Slovakia – A Long, Tough History, But Better Broadband than the United States

Bratislava, the capital city of Slovakia, has existed since the year 907. From the 10th century until just after the end of World War 1, the city (then commonly known by its German name of Pressburg) was part of Hungary and the Austro-Hungarian empire. After the “War to End All Wars,” ethnic Czechs and Slovaks jointly formed a democratic Czechoslovak Republic in 1918 which existed peacefully until the Germans arrived in 1938 and renamed part of Czechoslovakia… Germany.

Unfortunately for the Czechs and Slovaks, life didn’t get much easier after the end of World War II. As Stalin sought to create a buffer zone between Germany (and western Europe) and the Soviet Union, Czechoslovakia, along with most of Eastern Europe, faded behind the Iron Curtain into the Soviet sphere of influence.
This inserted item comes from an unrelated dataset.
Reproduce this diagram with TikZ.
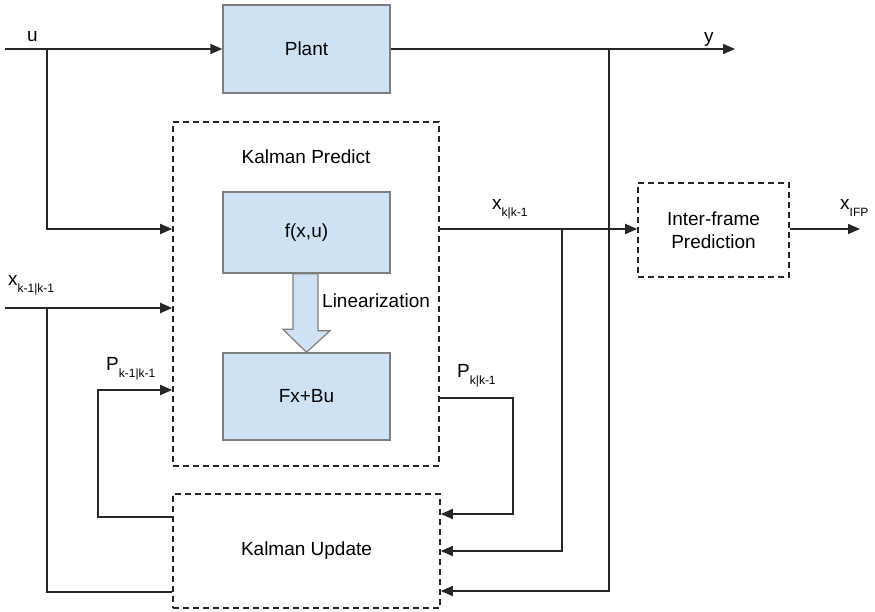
\documentclass[tikz,border=0pt]{standalone}
\usepackage{fontspec}
\setmainfont{Liberation Sans}
\usepackage{xcolor}
\usetikzlibrary{arrows.meta,positioning}
\definecolor{blockfill}{HTML}{CFE2F3}
\definecolor{blockdraw}{HTML}{7F7F7F}
\newcommand{\lowidx}[1]{\raisebox{-7pt}{\fontsize{12}{13}\selectfont #1}}
\tikzset{
    block-box/.style = {draw=blockdraw, fill=blockfill, line width=1.4pt, rectangle, minimum width=167pt, minimum height=88pt, font=\fontsize{19}{23}\selectfont},
    dashed-box/.style = {draw=black!85, line width=1.6pt, dash pattern=on 6pt off 4pt, rectangle, align=center, font=\fontsize{19}{23}\selectfont},
    signal/.style = {draw=black!85, line width=1.8pt},
    signal-arrow/.style = {signal, -{Triangle[length=12pt,width=10pt]}},
    signal-label/.style = {inner sep=0pt, anchor=base west, font=\fontsize{19}{23}\selectfont},
}

\begin{document}
\begin{tikzpicture}[x=1pt, y=-1pt]
\useasboundingbox (0,0) rectangle (875,612);
\node [block-box] (plant) at (306.5,49) {Plant};
\node [dashed-box, minimum width=266pt, minimum height=344pt] (predict) at (306,294) {};
\node [signal-label, anchor=north, below=28pt of predict.north] (predict-title) {Kalman Predict};
\node [block-box, minimum height=81pt] (fxu) at (306.5,232.5) {f(x,u)};
\node [block-box, minimum height=87pt] (fxbu) at (306.5,396.5) {Fx+Bu};
\node [dashed-box, minimum width=267pt, minimum height=114pt] (update) at (306.5,551) {Kalman Update};
\node [dashed-box, minimum width=151pt, minimum height=94pt] (ifp) at (713.5,230) {Inter-frame\\Prediction};

\draw [draw=blockdraw, fill=blockfill, line width=1.2pt] (fxu.south) ++(-13.5,0) -- ++(25,0) -- ++(0,57) -- ++(12,0) -- (fxbu.north) -- ++(-23.5,-23) -- ++(10,0) -- cycle;
\node [signal-label, anchor=west] (lin) at (322,301) {Linearization};

\coordinate (u-in) at (5,49);
\coordinate (u-split) at (47,49);
\coordinate (y-split) at (609,49);
\coordinate (y-out) at (735,49);
\coordinate (xk-split) at (562,229);
\coordinate (xifp-out) at (860,229);
\coordinate (xprev-in) at (5,308);
\coordinate (xprev-split) at (47,308);
\coordinate (pprev-turn) at (98,390);
\coordinate (pk-turn) at (513,398);

\draw [signal-arrow] (u-in) -- (plant);
\draw [signal-arrow] (plant) -- (y-out);
\draw [signal-arrow] (u-split) |- (xk-split -| predict.west);
\draw [signal-arrow] (y-split) |- ([yshift=-40pt]update.east);
\draw [signal-arrow] (xk-split -| predict.east) -- (xk-split -| ifp.west);
\draw [signal-arrow] (xk-split) |- (update.east);
\draw [signal-arrow] (xk-split -| ifp.east) -- (xifp-out);
\draw [signal-arrow] (xprev-in) -- (xprev-in -| predict.west);
\draw [signal] (xprev-split) |- ([yshift=-41pt]update.west);
\draw [signal-arrow] ([yshift=34pt]update.west) -| (pprev-turn) -- (pprev-turn -| predict.west);
\draw [signal-arrow] (pk-turn -| predict.east) -- (pk-turn) |- ([yshift=37pt]update.east);

\node [signal-label] (u-label) at (27,42) {u};
\node [signal-label] (y-label) at (704,43) {y};
\node [signal-label] (xprev-label) at (8,285) {x\lowidx{k-1|k-1}};
\node [signal-label] (pprev-label) at (106,370) {P\lowidx{k-1|k-1}};
\node [signal-label] (xk-label) at (492,210) {x\lowidx{k|k-1}};
\node [signal-label] (pk-label) at (457,377) {P\lowidx{k|k-1}};
\node [signal-label] (xifp-label) at (840,210) {x\lowidx{IFP}};
\end{tikzpicture}
\end{document}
The city center of Bratislava

The city center of Bratislava

After decades of deterioration under autocratic rule, the Czechoslovak Velvet Revolution of 1989 restored multi-party democracy and Communism was was on its way to being fully extirpated across Europe.

By the time the June 1992 election results were announced, it was clear the country’s constituent Czechs and Slovaks had irreconcilable differences and were headed to national divorce court. On one side, the Czech-oriented Civic Democratic Party, headed by Václav Klaus. On the other, Vladimír Mečiar’s Movement for a Democratic Slovakia, whose aims were obvious based on its party name alone. With the writing on the wall, Klaus and Mečiar managed to work out an agreement on how to divide the country and on Jan. 1, 1993 the Czech Republic and the Slovak Republic were born.

Since the separation, Slovakia has prospered, and is now recognized to have a high-income advanced economy with one of the fastest growth rates in both the European Union and the OECD. It joined the EU in 2004 and adopted the Euro as its currency in 2009. Slovakia had to bring its economy up to date after fifty years of Communism. The country had a functioning telecommunications infrastructure, albeit one highly dependent on dilapidated equipment produced in the German Democratic Republic (the former East Germany) and the Soviet Union.

After the Slovak Republic was born, Slovenské Telekomunikácie maintained a monopoly on Slovak telephone lines and telex circuits under the close watch of the Ministry of Transport, Posts and Telecommunications. It took until the year 2000 for economic reforms to allow for the privatization of telecommunications. As was the case in many other central and eastern European countries, Germany’s Deutsche Telekom (T-Mobile) won a majority ownership in the company, which is today still known as Slovak Telecom.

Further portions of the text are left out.